> _Data excerpt_:
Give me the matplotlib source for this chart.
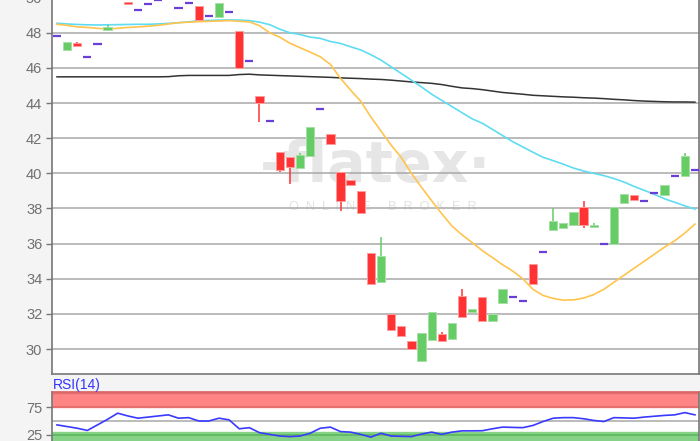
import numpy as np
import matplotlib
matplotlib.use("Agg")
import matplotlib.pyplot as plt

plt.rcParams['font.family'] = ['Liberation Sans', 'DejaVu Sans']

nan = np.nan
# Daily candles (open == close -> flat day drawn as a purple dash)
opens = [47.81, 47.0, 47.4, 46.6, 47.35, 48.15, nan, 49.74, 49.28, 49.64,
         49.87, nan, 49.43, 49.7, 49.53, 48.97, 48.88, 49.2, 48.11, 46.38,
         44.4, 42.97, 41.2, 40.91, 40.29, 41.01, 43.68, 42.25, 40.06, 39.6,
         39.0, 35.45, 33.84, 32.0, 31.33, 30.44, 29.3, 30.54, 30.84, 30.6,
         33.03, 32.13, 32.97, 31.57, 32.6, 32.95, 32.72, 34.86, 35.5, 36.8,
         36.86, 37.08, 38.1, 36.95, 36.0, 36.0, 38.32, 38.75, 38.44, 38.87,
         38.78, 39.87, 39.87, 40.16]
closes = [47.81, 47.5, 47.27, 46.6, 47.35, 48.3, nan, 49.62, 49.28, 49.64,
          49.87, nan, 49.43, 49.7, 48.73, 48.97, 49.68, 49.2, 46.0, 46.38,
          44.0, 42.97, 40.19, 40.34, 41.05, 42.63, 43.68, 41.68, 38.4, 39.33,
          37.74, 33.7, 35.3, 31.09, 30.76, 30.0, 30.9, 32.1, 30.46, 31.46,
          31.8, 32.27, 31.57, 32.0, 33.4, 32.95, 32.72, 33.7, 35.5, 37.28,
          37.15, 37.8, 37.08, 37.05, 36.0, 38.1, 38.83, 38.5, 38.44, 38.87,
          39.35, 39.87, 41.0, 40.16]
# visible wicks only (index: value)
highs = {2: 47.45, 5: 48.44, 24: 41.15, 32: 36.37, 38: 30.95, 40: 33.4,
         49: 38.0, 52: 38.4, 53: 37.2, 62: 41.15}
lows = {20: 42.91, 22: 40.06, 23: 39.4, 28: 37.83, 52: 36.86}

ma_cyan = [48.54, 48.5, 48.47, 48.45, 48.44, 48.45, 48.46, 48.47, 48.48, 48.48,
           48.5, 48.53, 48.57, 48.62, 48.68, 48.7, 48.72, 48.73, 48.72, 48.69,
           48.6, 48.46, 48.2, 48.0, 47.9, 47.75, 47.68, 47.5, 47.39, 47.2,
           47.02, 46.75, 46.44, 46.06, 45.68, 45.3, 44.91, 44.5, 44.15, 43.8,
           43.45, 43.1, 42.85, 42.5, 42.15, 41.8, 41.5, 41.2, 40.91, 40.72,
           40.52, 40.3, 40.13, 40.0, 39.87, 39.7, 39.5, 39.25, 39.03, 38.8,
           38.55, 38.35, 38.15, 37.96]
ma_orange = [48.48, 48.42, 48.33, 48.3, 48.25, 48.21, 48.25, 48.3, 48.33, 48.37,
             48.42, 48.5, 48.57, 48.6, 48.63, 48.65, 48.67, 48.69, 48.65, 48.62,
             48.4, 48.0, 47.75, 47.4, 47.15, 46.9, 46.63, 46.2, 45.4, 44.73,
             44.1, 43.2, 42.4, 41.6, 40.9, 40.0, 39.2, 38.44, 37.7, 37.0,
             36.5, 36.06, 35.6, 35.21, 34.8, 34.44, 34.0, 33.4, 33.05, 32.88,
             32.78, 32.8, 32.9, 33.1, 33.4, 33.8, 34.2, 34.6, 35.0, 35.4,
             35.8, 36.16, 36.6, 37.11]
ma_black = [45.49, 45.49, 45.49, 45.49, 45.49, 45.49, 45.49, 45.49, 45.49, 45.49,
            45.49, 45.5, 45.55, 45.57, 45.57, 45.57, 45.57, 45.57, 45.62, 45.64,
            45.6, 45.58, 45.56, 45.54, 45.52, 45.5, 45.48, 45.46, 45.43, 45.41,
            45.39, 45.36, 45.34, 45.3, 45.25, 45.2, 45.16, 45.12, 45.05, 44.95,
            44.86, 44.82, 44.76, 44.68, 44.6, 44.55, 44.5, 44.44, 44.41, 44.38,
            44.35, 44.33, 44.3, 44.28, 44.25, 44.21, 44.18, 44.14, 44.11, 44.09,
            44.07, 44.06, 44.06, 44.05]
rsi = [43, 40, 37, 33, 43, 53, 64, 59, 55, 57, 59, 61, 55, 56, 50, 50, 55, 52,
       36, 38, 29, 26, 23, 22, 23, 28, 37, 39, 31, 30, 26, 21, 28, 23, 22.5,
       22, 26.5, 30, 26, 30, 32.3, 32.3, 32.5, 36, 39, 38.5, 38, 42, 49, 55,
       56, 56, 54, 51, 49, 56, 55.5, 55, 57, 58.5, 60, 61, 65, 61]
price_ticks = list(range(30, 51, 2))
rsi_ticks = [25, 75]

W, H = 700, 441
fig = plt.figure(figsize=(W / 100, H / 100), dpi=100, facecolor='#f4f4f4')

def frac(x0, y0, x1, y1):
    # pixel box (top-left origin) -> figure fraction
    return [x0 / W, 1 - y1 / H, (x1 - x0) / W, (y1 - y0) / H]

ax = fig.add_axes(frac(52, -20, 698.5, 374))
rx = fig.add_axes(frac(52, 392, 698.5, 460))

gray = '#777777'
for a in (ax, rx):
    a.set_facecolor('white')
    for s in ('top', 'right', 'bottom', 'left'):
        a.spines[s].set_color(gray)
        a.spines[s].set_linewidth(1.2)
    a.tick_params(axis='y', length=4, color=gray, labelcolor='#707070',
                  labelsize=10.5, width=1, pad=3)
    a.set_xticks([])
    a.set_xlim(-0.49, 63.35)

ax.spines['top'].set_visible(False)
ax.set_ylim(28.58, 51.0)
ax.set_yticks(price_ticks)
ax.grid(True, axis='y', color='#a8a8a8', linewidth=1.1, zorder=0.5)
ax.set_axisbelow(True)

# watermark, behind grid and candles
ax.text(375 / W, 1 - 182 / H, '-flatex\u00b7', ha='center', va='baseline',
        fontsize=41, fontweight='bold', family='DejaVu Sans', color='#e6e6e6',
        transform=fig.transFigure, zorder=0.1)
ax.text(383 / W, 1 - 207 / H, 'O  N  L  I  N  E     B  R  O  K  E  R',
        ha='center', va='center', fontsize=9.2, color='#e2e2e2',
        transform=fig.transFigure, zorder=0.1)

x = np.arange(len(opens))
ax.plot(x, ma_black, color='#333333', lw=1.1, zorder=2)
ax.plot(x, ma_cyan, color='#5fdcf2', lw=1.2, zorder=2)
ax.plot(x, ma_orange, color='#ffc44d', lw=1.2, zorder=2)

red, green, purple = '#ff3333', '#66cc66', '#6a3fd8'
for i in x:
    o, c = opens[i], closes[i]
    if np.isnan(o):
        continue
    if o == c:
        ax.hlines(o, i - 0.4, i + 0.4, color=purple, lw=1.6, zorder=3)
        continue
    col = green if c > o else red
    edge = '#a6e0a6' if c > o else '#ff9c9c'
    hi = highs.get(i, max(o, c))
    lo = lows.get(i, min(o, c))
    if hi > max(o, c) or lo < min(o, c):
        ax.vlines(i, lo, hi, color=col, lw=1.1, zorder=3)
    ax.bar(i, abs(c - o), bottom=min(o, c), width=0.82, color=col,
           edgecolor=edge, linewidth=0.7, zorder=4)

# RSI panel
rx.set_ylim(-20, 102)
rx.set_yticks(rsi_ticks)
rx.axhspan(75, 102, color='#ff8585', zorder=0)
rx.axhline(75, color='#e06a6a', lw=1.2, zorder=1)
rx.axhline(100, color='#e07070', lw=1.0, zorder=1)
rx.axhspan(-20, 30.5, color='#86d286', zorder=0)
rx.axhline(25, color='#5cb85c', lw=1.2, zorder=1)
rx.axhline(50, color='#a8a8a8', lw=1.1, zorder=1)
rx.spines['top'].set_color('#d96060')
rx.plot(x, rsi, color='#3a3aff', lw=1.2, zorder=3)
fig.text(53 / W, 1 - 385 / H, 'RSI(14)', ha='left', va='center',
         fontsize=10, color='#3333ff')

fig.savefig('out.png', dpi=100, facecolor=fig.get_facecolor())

> _What the task requires_: Exactly reproduce the run of lines from the start of the listing through the line with "plt.rcParams['font.family'] = ['Liberation", inclusive; pictures are not copied.

> _The completed task_:
Give me the matplotlib source for this chart.
import numpy as np
import matplotlib
matplotlib.use("Agg")
import matplotlib.pyplot as plt

plt.rcParams['font.family'] = ['Liberation Sans', 'DejaVu Sans']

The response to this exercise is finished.